Records provided
=-=-=

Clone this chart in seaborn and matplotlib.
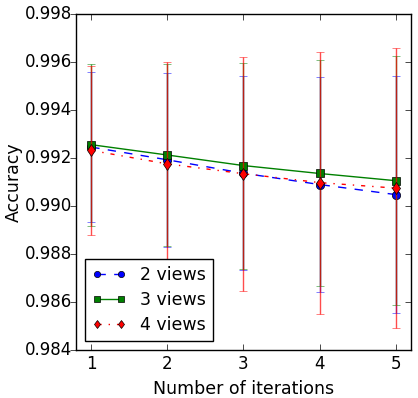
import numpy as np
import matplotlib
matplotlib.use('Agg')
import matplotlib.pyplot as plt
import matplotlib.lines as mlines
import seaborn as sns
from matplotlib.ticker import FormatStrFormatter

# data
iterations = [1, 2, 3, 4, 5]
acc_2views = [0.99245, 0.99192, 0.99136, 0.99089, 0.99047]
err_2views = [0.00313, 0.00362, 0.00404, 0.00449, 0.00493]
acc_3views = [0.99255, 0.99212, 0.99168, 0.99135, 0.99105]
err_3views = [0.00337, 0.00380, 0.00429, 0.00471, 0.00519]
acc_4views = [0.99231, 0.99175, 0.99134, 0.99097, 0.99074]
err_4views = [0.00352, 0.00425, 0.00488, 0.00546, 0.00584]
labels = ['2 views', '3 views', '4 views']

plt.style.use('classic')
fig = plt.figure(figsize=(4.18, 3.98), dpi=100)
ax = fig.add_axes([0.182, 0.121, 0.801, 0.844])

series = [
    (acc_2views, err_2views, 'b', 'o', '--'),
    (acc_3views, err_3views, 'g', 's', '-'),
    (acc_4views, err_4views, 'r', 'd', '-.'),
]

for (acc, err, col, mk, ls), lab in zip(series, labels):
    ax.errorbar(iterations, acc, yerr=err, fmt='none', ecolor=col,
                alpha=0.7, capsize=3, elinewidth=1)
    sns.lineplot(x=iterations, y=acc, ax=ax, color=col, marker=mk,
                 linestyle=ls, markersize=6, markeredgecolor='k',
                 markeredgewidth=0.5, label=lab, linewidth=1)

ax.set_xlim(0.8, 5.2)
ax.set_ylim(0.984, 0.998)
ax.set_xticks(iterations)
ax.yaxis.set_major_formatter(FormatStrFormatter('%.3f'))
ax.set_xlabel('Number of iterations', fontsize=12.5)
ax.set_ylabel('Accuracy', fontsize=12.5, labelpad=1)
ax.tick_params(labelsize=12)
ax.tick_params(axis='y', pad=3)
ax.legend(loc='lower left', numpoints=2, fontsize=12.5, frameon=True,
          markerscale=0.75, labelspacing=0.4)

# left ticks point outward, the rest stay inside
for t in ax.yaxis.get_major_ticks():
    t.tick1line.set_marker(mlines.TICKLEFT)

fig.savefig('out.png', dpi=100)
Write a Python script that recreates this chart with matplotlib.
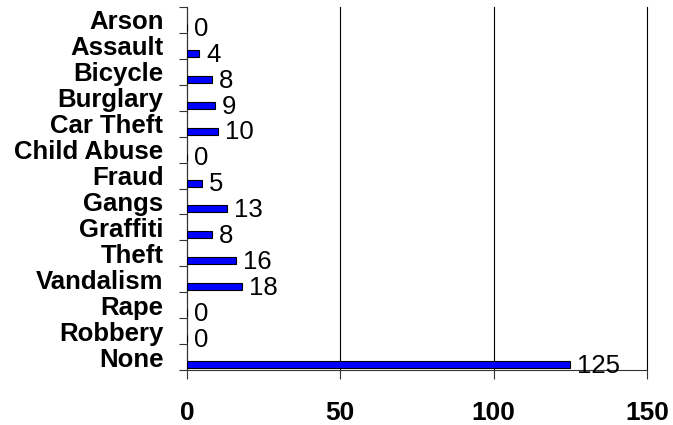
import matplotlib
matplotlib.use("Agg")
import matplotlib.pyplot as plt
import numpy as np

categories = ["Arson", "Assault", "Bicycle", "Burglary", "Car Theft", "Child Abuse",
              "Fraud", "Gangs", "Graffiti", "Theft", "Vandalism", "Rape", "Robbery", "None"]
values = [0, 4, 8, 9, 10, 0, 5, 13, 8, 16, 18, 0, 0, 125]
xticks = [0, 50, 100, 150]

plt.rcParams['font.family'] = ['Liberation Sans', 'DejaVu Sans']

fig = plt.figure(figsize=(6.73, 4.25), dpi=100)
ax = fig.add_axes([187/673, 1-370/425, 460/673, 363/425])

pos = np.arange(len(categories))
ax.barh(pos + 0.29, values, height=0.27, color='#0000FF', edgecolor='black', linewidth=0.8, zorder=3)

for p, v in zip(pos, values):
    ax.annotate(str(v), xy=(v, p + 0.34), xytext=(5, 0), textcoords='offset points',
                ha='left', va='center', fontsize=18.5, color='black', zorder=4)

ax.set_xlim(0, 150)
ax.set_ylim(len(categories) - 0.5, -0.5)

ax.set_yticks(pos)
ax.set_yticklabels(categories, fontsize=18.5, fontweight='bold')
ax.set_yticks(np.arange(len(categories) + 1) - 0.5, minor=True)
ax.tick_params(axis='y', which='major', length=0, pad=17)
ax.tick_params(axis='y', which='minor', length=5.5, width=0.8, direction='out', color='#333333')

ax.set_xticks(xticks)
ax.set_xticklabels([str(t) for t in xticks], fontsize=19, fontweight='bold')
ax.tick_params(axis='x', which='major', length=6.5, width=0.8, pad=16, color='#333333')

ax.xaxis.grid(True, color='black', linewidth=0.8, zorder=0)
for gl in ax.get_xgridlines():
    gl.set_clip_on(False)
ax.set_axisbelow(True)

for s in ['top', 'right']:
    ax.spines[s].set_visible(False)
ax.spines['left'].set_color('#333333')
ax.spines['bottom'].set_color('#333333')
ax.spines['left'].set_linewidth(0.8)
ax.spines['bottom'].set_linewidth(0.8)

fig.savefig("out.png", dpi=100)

=-=-=

Exercise requirements
Extract the stretch of lines that begins at the line with "Write a Python" and ends at the line with "ax.set_axisbelow(True)", inclusive. Omit every picture.

Task output
Write a Python script that recreates this chart with matplotlib.
import matplotlib
matplotlib.use("Agg")
import matplotlib.pyplot as plt
import numpy as np

categories = ["Arson", "Assault", "Bicycle", "Burglary", "Car Theft", "Child Abuse",
              "Fraud", "Gangs", "Graffiti", "Theft", "Vandalism", "Rape", "Robbery", "None"]
values = [0, 4, 8, 9, 10, 0, 5, 13, 8, 16, 18, 0, 0, 125]
xticks = [0, 50, 100, 150]

plt.rcParams['font.family'] = ['Liberation Sans', 'DejaVu Sans']

fig = plt.figure(figsize=(6.73, 4.25), dpi=100)
ax = fig.add_axes([187/673, 1-370/425, 460/673, 363/425])

pos = np.arange(len(categories))
ax.barh(pos + 0.29, values, height=0.27, color='#0000FF', edgecolor='black', linewidth=0.8, zorder=3)

for p, v in zip(pos, values):
    ax.annotate(str(v), xy=(v, p + 0.34), xytext=(5, 0), textcoords='offset points',
                ha='left', va='center', fontsize=18.5, color='black', zorder=4)

ax.set_xlim(0, 150)
ax.set_ylim(len(categories) - 0.5, -0.5)

ax.set_yticks(pos)
ax.set_yticklabels(categories, fontsize=18.5, fontweight='bold')
ax.set_yticks(np.arange(len(categories) + 1) - 0.5, minor=True)
ax.tick_params(axis='y', which='major', length=0, pad=17)
ax.tick_params(axis='y', which='minor', length=5.5, width=0.8, direction='out', color='#333333')

ax.set_xticks(xticks)
ax.set_xticklabels([str(t) for t in xticks], fontsize=19, fontweight='bold')
ax.tick_params(axis='x', which='major', length=6.5, width=0.8, pad=16, color='#333333')

ax.xaxis.grid(True, color='black', linewidth=0.8, zorder=0)
for gl in ax.get_xgridlines():
    gl.set_clip_on(False)
ax.set_axisbelow(True)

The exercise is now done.